Corriere del Veneto (Padova e Rovigo)
Gli imprenditori: «I soldi solo se c’è un progetto» Ma l’Api: «Noi pronti La Regione sia capofila»
«Anche avendone possibilità ed intenzione, chi è quell’investitore potenziale disponibile a mettere soldi propri in un progetto di cui non si conosce nulla? Perché un imprenditore dovrebbe puntare su Veneto Banca o su Popolare di Vicenza se i piani industriali in concreto non esistono e le idee cambiano ogni due giorni?». Pur riconoscendo che dell’argomento è «molto difficile parlare» l’idea di fondo del finanziere Giovanni Gajo, fondatore di Alcedo Sgr, e abituato nello stare a cavallo tra finanza e impresa, è piuttosto chiara.
La Bce sostiene che servono 6,4 miliardi per provare a rimettere in piedi gli istituti, Bruxelles avverte che, però, lo Stato, per tamponare i buchi, può arrivare fino ad un certo punto e che 800 milioni devono esser corrisposti da soggetti privati. La ragione per cui questi dovrebbero avvertire l’afflato morale per farlo è il vero oggetto misterioso. «Quello della salvezza delle banche di territorio è un tema di bandiera – prosegue Gajo – che oggi non ha più ragione di esser considerata. Dunque i soldi si dovrebbero mettere a fronte di un ritorno; ma su questo non c’è alcun indizio, perché il piano industriale in sostanza manca, ancora non è stato deciso se le due banche diventeranno una sola e nessuno ha il tempo di seguire le oscillazioni di pensiero di Fabrizio Viola, di Alessandro Penati magari sotto pressione di Ue e Bce. Rimane l’ipotesi della sensibilità sociale e della beneficenza. Ma in questo caso perché non dare i soldi, piuttosto, ad un brefotrofio?».
In sostanza, se il mondo della grande industria, di fronte alle ex popolari che rischiano di affogare, non apre bocca e guarda altrove, per Gajo una ragione c’è anche: «La nebbia non si è diradata – conclude – e, non avendo nulla da esaminare ai fini di un’eventuale decisione, per il momento io di soldi non ne metto e non consiglio ad altri di farlo».
Non dissimile il punto di vista di Fabio Franceschi, patròn di Grafica Veneta: «Non dobbiamo parlare di imprenditori che si nascondono – dice, replicando al sottosegretario all’Economia, Pierpaolo Baretta sulla mancata assunzione di responsabilità della categoria – ma di una situazione che si deve ricomporre, e questo non dipende da noi». Per Franceschi a non essere corretto è innanzitutto l’atteggiamento di Bruxelles giudicato «aggressivo verso banche che sono molto deboli. Non appena si vedrà una ripartenza – assicura – l’impegno degli imprenditori del territorio non mancherà».

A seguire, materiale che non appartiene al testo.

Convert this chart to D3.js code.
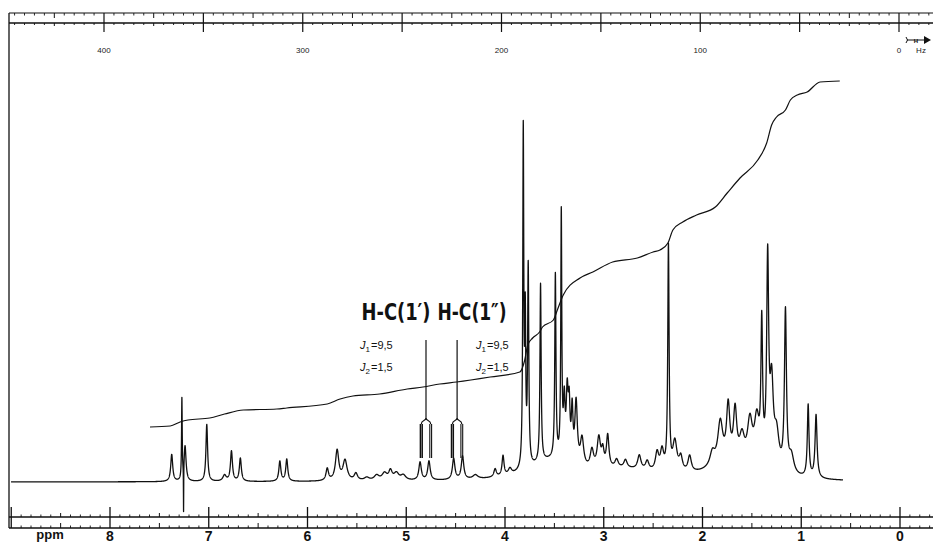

Ad apostrofare Baretta è ovviamente anche Nicola Finco, capogruppo in consiglio regionale della Lega Nord: «Baretta non si è mai visto ad una sola assemblea degli azionisti delle ex popolari, al contrario di molti altri che si sono prestati ad un franco confronto senza timori, anche quando si trattava di scendere in piazza a dialogare con cittadini giustamente arrabbiati. Cosa ha fatto di concreto Baretta per il Veneto in 5 anni di governo?».
Fra gli imprenditori, mentre latitano le prese di posizione sul fronte Confindustria, avanza intanto un’ apertura Apindustria Vicenza attraverso il suo presidente, Flavio Lorenzin, il quale pone comunque come condizione necessaria l’assunzione di un ruolo da parte della Regione. «Un miliardo si può trovare, non sono necessarie moltissime aziende per metterlo insieme», sostiene, ritenendo fondamentale scrollarsi di dosso il passato e ricostruire un sistema bancario in grado di «vivere da dentro» il territorio, che sappia toccare con mano «le peculiarità della nostra realtà economica e produttiva. Noi già fin d’ora diamo la nostra disponibilità ad esserci, imparando dagli errori del passato per restituire al Veneto un nuovo punto di riferimento sul fronte bancario e creditizio, basato su regole chiare e massima trasparenza. Per fare questo riteniamo però cruciale l’intervento della Regione, che ha i numeri e i mezzi per coinvolgere gli attori necessari e svolgere un ruolo di coordinamento e punto di contatto tra le diverse realtà territoriali che hanno a cuore il futuro della nostra economia e la nostra ‘fame di crescita».